Last Tuesday I decided to check how things where going. Fifth floor, Apartment Four, Pension Department, the office opposite the main door. I was happy to see the office almost empty. It seems people didn’t want to get angry during Ramadan. The clerk I needed to see was not at her desk and I had to wait for ten minutes and bear with the silent female clerk who kept scanning me from head to toe and the noise coming from the other office; a citizen was shouting at one of the clerks for not finishing his document. ‘Have mercy. The man died six months ago and his wife and children need this pension,’ he yelled.

Good, our lady is back .

‘Good morning. I came a month ago to ask about my social security money’
‘What’s your name?’

She opened the cabinet beside her, pulled a brown folder and got my document out.

‘You have another sum from your previous employer. Go upstairs to Mr Mostafa in the archives and ask him to see if the other department has transferred this money to ours.’
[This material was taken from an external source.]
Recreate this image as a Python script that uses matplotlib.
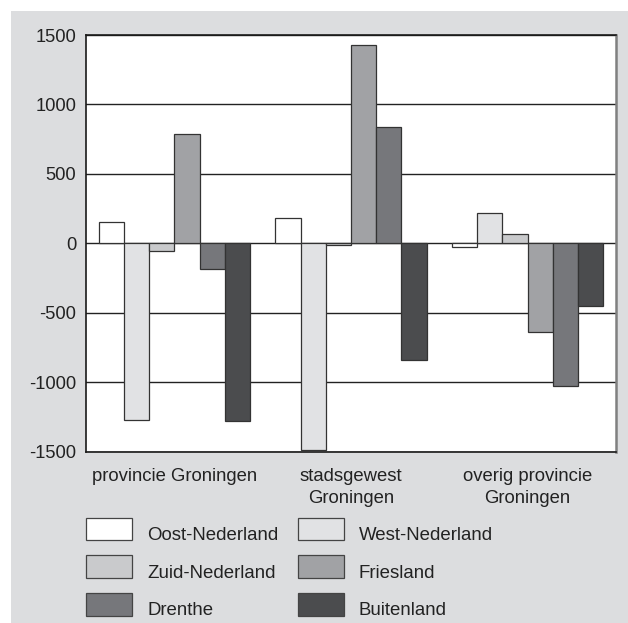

Wow. I’m really astonished. I completely didn’t think about that. Great, the government has kept my money? Interesting. Full of excitement, I climbed the stairs to the archives and I am telling you, this is one job you would never want to do and a room you would not want to stand in for five minutes. But who cares now. I have some more money. I could travel abroad for a week or so. Maybe invest in learning a language. I could also buy a professional camera and take photography classes. Or maybe take my brother’s advice and change the car before GAT is here. No, no. I'll attend the wedding of two best friends in the States.

Back to earth at Apartment Four.

‘No, the money is not here yet.’
‘Ok, I will write you a letter to take to the other department and ask them to … Eh da? What’s this? You’re not married?’ she gasped.
‘No, I’m not married. WHY?’
‘Not even engaged? Good that I looked at your hands.’
‘Well, what has this to do with what we’re doing here?!’
‘You can’t claim your money if you’re not married. This is the law.’
‘Why?!’
‘You have to be either married of fifty years old to be able to take it.’
‘Fifty? Five zero? And wwwwait! What has my future husband to do with my social security money?’
‘Why are you worried? It doesn’t mean he’s going to take it from you. And this is the law.’
‘What if I told you I’m not actually married and not planning to ever! I left my job and I want my money back. It’s my right.’
‘Then wait till you are fifty. This is the law.’
‘What if I need it now for an emergency, to study, to GET married, or …’
‘This is the LAW. I didn’t make that law, no?’

The lady started to get mad at me and I started to laugh. I tried to explain to her that I do understand it was not her who made that law, and that I was hoping to get the rationale behind it.

For the hundreds of nonsensical laws in Egypt there is usually a made up reason. This time I really could not imagine any reason. Not even a stupid one.

3 comments:

Dina El Hawary (dido's) said...

huh ? I don't get it either !! what is the relation between being married and the pension money !?!
I wonder ...

Nesrine said...

Well, Dido.. I stopped thinking about it because I ran out of possible and funny reasons for this law :) Maybe you're not considered a woman till you're married :))

Annie said...

Wow, that's infuriating...

Excellent account, as usual... all I can imagine is that whoever drafted this law is scared of women having too much money or power?

Grrrrrrrr........

I can't believe you finally laughed about it. You're a bigger woman than I, I would have been in tears!